Annähernd gelesen | Dieser Tagtext von Ille Chamier, die 3 Jahre dramaturgische Mitarbeiterin am Tanztheater Pina Bausch in Wuppertal war, vermittelt eine bemerkenswert intime und vielschichtige Perspektive auf die berühmte Choreografin und Tänzerin. Die Zeile „ich komme nicht gegen die Pina an“ drückt eine tiefe Anerkennung von Bauschs unbestreitbarer Dominanz und Einzigartigkeit aus. Sie spricht für ihre kreative Kraft und unverwechselbare Präsenz, der sich Chamier als Künstlerin nicht entziehen konnte, geschweige denn mit der sie sich messen möchte.

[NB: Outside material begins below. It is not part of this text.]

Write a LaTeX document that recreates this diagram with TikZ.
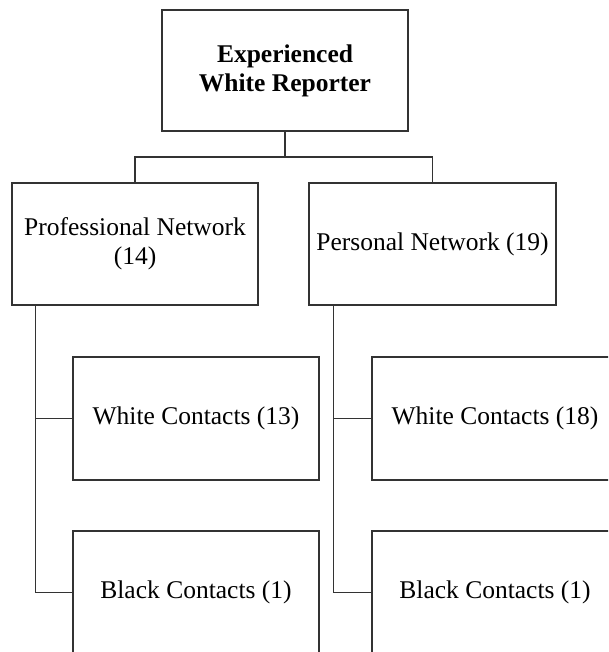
\documentclass[tikz,border=0pt]{standalone}
\usepackage{fontspec}
\setmainfont{Liberation Serif}
\begin{document}
\begin{tikzpicture}[x=1pt,y=-1pt,
  boxnode/.style={draw=black!80, line width=1.1pt, rectangle, align=center,
    minimum width=246pt, minimum height=122pt, inner sep=0pt,
    font=\fontsize{25.5}{29}\selectfont},
  conn/.style={draw=black!80, line width=1.1pt}]
\useasboundingbox (0,0) rectangle (608,652);
\clip (0,0) rectangle (608,652);
\fill[white] (0,0) rectangle (608,652);
\node[boxnode, minimum height=121pt] (top) at (285,70.5) {\textbf{Experienced}\\\textbf{White Reporter}};
\node[boxnode] (prof) at (135,244) {Professional Network\\(14)};
\node[boxnode, minimum width=247pt] (pers) at (432.5,244) {Personal Network (19)};
\node[boxnode, minimum height=123pt] (w1) at (196,418.5) {White Contacts (13)};
\node[boxnode, minimum height=123pt] (b1) at (196,592.5) {Black Contacts (1)};
\node[boxnode, minimum height=123pt] (w2) at (495,418.5) {White Contacts (18)};
\node[boxnode, minimum height=123pt] (b2) at (495,592.5) {Black Contacts (1)};
\coordinate (bar) at (0,157);
\coordinate (sp1) at ([xshift=24pt]prof.south west);
\coordinate (sp2) at ([xshift=25pt]pers.south west);
\draw[conn] (top.south) -- (top.south |- bar);
\draw[conn] (prof.north) -- (prof.north |- bar) -- (pers.north |- bar) -- (pers.north);
\draw[conn] (sp1) |- (b1.west);
\draw[conn] (sp1 |- w1.west) -- (w1.west);
\draw[conn] (sp2) |- (b2.west);
\draw[conn] (sp2 |- w2.west) -- (w2.west);
\end{tikzpicture}
\end{document}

Die Beschreibungen, wie Pina „die Hände in der Luft [hat] und Möwen fliegen lässt“ , oder dass „auf ihren Schultern Spatzen [springen], höckrige Wölkchen bläst sie herüber„, vermitteln mir ein Gefühl der Flüchtigkeit und des Mysteriums, das gut zu Pina Bauschs avantgardistischen und oft abstrakten Inszenierungen passt. Diese ätherischen Bilder spiegeln die unkonventionelle und schwer fassbare Natur ihrer Kunst wider.

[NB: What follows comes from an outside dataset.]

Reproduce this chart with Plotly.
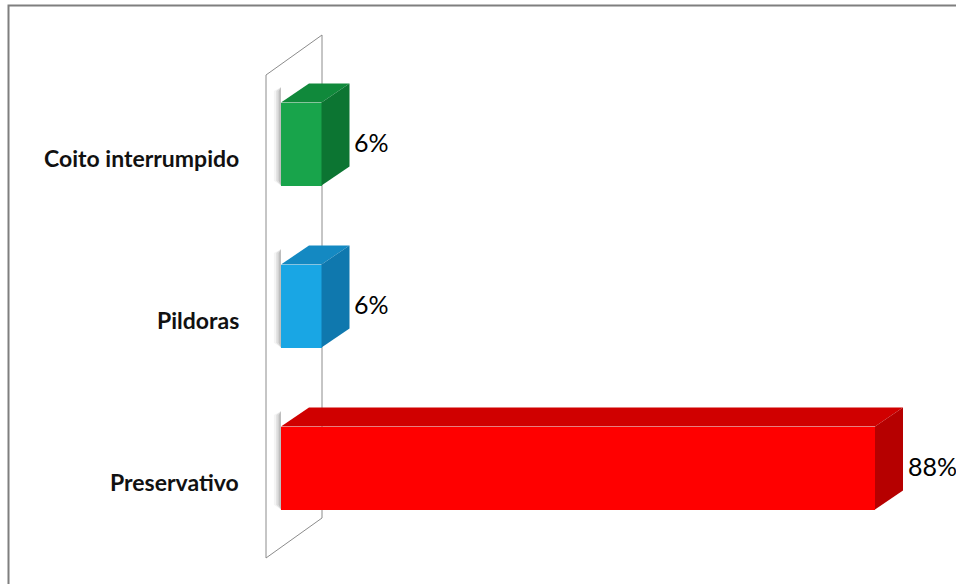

Die darauf folgende Strophe „sie winkt, ich soll weggehn / ein bißchen zur Seite / ich setze mich, so dünn ich kann“ vermittelt eine komplexe Mischung aus Distanz und gleichzeitigem, fast demütigen (?) Näherkommen. Pinas Geste des Wegschickens wird von Chamiers Handlung, sich „so dünn ich kann“ zu setzen, beantwortet – ein Ausdruck des Wunsches, präsent zu sein, ohne aufdringlich zu wirken, oder sich angesichts der starken Persönlichkeit Pinas klein zu machen. Es ist ein stetiger Balanceakt zwischen Nähe und Respekt in der Interaktion mit einer solch dominanten Persönlichkeit zu finden.

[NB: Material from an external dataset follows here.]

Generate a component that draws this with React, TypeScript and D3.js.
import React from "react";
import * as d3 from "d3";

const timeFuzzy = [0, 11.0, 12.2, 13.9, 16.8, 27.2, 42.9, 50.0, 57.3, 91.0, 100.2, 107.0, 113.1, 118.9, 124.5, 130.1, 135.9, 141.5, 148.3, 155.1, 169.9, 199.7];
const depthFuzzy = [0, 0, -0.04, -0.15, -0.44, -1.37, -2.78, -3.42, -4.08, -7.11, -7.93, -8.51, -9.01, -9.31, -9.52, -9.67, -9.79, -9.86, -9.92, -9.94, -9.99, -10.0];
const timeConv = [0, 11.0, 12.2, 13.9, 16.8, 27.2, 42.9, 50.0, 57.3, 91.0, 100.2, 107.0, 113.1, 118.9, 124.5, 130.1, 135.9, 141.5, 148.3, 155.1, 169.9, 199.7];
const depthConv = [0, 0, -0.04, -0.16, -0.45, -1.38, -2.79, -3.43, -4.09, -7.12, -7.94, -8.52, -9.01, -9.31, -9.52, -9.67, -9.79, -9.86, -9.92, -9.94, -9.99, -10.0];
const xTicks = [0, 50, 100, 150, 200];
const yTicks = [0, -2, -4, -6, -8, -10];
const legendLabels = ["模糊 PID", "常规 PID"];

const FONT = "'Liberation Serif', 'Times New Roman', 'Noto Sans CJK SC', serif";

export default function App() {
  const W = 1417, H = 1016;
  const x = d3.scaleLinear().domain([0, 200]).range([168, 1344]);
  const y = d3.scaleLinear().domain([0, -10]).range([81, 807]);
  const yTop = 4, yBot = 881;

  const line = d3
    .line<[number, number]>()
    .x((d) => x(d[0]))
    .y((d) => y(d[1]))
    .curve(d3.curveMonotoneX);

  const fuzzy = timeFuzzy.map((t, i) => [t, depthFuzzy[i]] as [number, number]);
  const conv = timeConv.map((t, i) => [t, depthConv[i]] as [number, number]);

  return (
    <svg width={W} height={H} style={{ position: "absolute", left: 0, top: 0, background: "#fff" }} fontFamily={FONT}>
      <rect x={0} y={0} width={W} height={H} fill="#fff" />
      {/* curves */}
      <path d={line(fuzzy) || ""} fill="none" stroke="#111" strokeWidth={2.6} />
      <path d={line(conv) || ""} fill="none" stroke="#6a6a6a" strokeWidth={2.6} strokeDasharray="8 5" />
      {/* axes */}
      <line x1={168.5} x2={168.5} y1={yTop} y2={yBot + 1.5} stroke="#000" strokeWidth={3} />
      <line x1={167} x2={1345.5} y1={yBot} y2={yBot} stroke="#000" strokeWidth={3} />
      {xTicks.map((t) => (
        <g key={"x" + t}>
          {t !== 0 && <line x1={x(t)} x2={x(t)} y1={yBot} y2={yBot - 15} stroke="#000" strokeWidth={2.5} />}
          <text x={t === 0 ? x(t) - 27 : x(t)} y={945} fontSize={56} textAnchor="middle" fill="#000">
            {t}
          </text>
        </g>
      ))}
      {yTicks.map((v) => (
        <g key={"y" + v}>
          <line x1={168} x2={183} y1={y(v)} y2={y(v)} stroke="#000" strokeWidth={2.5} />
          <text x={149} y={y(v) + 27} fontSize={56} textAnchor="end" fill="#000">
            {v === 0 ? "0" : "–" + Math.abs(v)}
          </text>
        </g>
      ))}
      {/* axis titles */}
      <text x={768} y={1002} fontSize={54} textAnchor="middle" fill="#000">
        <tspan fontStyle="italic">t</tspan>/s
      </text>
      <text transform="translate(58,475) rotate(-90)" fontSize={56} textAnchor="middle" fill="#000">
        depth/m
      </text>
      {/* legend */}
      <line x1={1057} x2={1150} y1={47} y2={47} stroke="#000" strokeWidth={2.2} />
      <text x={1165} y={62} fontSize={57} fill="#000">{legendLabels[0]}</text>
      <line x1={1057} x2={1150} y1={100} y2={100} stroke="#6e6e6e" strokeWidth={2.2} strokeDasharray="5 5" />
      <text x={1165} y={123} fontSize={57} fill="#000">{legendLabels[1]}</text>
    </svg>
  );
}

Erst in der nächsten Strophe kommt die direkte Berührung ins Spiel: „auf ihrer Wange / ist kein ungeküßter Fleck mehr frei / schimpft einer, der sie / gerne küßt“. Zeilen, die die Popularität und Anziehungskraft Pinas nochmals verdeutlichen, die viele bewundern und lieben. (Ob sie privat auch so war?) Der „schimpfende“ Verehrer könnte dabei die Eifersucht oder den Wunsch nach Exklusivität angesichts Pinas breiter Beliebtheit und Anziehungskraft zum Ausdruck bringen. 
Das Gedicht selbst, mit seinen lebendigen und teils surrealen Bildern, scheint von Bauschs künstlerischer Herangehensweise inspiriert zu sein und unterstreicht die tiefe Verbundenheit zwischen Chamier und Bauschs künstlerischem Schaffen. Und die herrliche, bildhafte Darstellung von Pina in der letzten Strophe, die „lacht wie trockenes Brot“ , „listig wie ein Fisch“ und „faul wie ein Bilderbuch“ ist, erzeugt ein – in diesem Sinne – bewegtes Kopfkino.